Short problem> Copy out exactly the lines from the first line of the material below through the line containing "plt.rcParams['lines.scale_dashes'] = False", and nothing beyond them.

Record extracts>

## Start

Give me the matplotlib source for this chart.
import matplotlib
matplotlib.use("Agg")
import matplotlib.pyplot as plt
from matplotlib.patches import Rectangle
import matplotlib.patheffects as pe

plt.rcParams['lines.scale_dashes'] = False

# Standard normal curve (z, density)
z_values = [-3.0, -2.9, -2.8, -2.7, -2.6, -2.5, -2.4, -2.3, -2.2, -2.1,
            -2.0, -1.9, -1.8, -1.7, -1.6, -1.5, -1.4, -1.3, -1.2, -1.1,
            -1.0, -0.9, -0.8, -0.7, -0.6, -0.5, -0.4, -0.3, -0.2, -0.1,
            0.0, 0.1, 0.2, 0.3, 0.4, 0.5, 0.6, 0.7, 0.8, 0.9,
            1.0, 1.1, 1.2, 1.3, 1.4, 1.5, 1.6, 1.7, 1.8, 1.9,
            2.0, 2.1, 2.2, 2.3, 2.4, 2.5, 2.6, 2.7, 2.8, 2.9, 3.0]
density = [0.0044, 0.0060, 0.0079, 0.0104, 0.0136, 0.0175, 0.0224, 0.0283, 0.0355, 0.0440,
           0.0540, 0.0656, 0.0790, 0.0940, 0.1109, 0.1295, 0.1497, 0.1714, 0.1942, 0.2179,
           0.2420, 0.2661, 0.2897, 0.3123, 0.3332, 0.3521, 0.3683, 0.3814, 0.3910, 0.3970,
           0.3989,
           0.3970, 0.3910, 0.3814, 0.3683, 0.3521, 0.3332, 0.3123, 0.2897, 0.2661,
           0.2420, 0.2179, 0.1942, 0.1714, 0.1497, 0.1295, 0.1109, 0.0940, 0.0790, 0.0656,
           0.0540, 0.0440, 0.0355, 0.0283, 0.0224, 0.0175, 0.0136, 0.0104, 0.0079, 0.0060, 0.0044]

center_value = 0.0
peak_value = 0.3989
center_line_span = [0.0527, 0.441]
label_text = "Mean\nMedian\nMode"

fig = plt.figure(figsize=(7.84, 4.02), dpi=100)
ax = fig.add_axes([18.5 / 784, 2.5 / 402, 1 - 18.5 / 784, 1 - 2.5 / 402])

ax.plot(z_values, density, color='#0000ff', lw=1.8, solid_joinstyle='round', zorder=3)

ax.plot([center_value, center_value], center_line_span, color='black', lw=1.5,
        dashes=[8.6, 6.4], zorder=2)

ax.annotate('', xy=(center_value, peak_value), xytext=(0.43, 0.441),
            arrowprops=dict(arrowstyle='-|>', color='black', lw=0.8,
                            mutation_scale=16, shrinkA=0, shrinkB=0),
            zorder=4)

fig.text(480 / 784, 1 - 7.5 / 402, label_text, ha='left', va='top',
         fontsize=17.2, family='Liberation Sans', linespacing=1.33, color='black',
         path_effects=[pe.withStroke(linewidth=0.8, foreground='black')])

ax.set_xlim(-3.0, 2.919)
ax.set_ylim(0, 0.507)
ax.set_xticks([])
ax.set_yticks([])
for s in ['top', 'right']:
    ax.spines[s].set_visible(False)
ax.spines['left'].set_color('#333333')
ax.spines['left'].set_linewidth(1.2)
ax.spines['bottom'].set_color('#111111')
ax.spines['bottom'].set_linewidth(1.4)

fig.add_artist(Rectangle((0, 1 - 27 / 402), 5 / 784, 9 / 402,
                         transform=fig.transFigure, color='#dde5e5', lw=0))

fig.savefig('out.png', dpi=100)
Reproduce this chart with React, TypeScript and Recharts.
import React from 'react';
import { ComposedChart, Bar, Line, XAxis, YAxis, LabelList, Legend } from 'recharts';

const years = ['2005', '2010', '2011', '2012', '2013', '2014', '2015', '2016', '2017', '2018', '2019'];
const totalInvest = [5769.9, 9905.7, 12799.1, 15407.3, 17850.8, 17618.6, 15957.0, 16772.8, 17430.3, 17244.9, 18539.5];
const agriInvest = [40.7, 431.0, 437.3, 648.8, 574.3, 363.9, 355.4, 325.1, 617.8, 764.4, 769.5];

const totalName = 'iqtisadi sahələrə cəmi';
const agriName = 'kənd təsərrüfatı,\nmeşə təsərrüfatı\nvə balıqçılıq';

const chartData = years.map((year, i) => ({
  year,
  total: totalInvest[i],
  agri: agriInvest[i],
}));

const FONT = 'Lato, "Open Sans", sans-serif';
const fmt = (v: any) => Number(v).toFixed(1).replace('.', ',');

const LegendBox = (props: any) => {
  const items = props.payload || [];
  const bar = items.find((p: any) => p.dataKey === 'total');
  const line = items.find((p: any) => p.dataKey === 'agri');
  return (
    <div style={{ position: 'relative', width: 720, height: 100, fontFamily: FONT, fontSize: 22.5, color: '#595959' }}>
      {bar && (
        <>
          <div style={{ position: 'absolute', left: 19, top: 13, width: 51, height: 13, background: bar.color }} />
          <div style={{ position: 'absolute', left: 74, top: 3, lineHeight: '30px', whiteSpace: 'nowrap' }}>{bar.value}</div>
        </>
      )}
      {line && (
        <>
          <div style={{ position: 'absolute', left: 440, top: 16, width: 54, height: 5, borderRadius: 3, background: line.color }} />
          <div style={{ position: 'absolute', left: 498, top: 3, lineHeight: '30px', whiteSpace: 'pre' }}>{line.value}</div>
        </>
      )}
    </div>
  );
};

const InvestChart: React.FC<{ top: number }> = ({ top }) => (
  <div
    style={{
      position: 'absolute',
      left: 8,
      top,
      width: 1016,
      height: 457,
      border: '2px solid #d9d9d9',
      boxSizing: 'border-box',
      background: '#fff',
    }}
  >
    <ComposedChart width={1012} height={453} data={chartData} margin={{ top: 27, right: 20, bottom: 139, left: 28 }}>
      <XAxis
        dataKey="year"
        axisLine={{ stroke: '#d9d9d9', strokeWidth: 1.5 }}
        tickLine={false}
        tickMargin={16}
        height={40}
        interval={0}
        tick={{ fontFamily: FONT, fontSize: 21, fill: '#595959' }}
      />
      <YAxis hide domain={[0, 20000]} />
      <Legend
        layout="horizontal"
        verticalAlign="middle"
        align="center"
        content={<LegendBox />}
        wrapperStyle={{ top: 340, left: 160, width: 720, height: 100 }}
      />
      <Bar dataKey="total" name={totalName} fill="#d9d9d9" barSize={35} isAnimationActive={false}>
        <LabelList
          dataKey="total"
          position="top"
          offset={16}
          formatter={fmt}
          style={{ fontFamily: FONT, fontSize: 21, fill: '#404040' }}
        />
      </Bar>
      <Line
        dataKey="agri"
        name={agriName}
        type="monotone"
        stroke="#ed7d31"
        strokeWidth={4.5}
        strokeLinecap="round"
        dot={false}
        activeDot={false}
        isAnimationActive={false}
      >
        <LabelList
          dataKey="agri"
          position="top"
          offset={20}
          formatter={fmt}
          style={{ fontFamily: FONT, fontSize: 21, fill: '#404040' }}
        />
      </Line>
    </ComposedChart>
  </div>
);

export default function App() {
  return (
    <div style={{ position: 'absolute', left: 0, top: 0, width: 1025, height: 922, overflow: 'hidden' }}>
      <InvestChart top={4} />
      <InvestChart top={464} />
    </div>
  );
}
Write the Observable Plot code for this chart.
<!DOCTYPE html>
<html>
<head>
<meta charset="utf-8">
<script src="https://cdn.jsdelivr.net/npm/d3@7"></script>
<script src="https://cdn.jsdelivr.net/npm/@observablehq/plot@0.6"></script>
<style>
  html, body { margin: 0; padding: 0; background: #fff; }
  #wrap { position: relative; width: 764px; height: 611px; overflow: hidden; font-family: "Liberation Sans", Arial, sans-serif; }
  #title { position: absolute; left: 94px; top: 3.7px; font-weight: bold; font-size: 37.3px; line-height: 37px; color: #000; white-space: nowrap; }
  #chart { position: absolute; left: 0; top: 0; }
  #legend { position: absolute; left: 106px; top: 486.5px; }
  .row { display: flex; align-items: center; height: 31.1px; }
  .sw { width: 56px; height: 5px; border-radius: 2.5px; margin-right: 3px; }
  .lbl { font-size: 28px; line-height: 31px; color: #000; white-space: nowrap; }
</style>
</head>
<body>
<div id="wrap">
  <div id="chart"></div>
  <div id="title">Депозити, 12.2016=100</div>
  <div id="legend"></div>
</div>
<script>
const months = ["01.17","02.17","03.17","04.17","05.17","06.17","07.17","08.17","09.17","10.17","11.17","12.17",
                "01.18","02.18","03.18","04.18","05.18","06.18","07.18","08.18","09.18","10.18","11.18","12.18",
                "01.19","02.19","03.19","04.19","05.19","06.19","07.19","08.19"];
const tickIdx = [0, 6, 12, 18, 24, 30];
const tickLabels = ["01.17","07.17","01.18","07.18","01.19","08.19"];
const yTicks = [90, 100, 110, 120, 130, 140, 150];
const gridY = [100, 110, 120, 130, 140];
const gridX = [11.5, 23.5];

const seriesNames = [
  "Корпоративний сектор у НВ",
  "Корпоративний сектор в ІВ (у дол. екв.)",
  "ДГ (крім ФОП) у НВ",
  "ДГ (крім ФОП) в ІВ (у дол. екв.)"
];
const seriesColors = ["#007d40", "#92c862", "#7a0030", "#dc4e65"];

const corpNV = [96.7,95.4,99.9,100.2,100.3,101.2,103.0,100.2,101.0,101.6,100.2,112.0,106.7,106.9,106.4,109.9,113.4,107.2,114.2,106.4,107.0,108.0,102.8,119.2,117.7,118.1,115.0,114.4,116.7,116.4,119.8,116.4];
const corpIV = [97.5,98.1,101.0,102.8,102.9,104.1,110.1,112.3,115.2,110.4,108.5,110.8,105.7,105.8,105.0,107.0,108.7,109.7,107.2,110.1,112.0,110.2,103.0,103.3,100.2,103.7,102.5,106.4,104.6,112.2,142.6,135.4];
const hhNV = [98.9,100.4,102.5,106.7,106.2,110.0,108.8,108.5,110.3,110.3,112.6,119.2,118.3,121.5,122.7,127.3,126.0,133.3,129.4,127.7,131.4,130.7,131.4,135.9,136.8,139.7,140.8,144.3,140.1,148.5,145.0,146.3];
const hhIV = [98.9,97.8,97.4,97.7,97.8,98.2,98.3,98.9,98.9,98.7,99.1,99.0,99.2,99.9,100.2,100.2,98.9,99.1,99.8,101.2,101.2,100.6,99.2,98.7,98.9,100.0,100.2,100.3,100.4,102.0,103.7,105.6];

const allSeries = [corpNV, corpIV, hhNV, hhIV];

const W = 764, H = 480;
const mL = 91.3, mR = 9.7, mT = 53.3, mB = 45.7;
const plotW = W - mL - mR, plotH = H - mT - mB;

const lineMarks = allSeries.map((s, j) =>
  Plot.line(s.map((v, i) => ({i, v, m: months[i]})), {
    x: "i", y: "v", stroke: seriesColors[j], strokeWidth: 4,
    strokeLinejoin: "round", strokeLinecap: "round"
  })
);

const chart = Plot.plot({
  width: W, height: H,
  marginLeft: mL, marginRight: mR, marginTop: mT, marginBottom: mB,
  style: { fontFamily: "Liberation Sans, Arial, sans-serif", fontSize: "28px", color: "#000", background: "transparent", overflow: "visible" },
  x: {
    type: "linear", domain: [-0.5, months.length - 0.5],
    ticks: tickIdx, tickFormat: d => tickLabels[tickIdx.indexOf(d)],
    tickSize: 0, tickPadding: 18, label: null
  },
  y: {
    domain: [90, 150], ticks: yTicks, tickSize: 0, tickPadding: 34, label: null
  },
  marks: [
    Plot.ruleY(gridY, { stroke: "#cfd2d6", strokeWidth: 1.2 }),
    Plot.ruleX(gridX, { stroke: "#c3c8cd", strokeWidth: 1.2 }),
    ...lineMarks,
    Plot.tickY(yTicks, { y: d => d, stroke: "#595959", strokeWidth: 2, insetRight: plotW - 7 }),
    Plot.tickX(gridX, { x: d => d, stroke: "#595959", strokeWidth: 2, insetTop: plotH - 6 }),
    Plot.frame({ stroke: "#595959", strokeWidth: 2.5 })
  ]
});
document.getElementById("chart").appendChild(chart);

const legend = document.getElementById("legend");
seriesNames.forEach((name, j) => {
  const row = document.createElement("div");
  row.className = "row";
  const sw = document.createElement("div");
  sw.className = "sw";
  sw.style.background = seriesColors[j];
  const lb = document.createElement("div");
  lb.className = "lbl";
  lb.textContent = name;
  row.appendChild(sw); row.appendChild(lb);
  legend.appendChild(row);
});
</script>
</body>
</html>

## End

Task response>
Give me the matplotlib source for this chart.
import matplotlib
matplotlib.use("Agg")
import matplotlib.pyplot as plt
from matplotlib.patches import Rectangle
import matplotlib.patheffects as pe

plt.rcParams['lines.scale_dashes'] = False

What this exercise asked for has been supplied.